A charcoal inscription recently unearthed on the walls of a house in Pompeii seems to suggest that the ancient Roman city was destroyed by the eruption of Mount Vesuvius in 79 AD two months later than traditionally assumed.
Un until now, the eruption had been ‘officially’ dated to August 24, based on the only written account of the disaster, penned by historian Pliny the Younger, who saw the eruption from some 30 km away. Pliny wrote the two letters describing the eruption of Mount Vesuvius in great detail approximately 25 years after the event, in response to the request of a friend, the historian Tacitus. The originals have not survived, and copies transcribed during the Middle Ages report different dates, ranging from August to November.

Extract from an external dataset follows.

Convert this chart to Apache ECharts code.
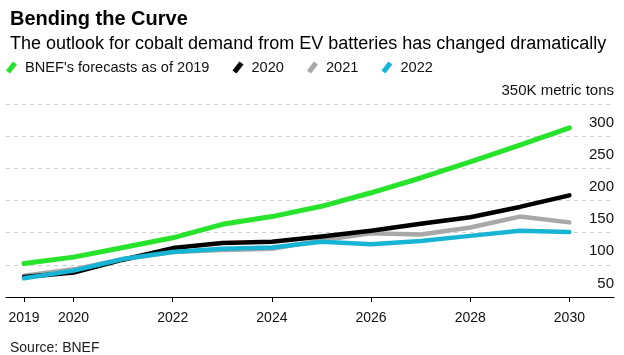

Some researchers have long supported a ‘fall theory’ of the eruption, based on a number of elements found at the site which seem to point to the autumn season rather than summer: people buried in the ash appear to have been wearing heavier clothing; braziers were found in the houses; fruit and vegetables in the shops were typical of October (for example chestnuts, walnuts and dates, pomegranates put to dry), while summer fruit typical of August such as figs and prunes were being sold in dried form; wine fermenting jars had been sealed as would have been typical of the end of October.
The inscription may help confirm the fall theory. Found on the wall of the ‘Casa con Giardino’ (House with Garden), which only recently resurfaced, it reports a date – ‘XVI K NOV’ – which corresponds to October 17: the 16th day (XVI) before the calends (K – calends is the Roman term for the first day of the month) of November (NOV).
The director of the Parco Archeologico di Pompeii, Prof. Massimo Osanna, posted the full inscription on his Instagram account, and relative translation:
“XVI (ante) K(alends) Nov(embres) in[d]ulsit pro masumis esurit[ioni].
Il 17 ottobre lui indulse al cibo in modo smodato.”
(On October 17, he over-indulged in food.)
The inscription doesn't give the year, however archaeologists think it couldn’t have been preserved for years prior to the eruption because charcoal is fragile and would have faded or been rubbed off.
The latest in a series of important finds made during recent excavations of the Regio V section of Pompeii, the inscription, says Italy’s Culture Minister Bonisoli, “could change the history books.”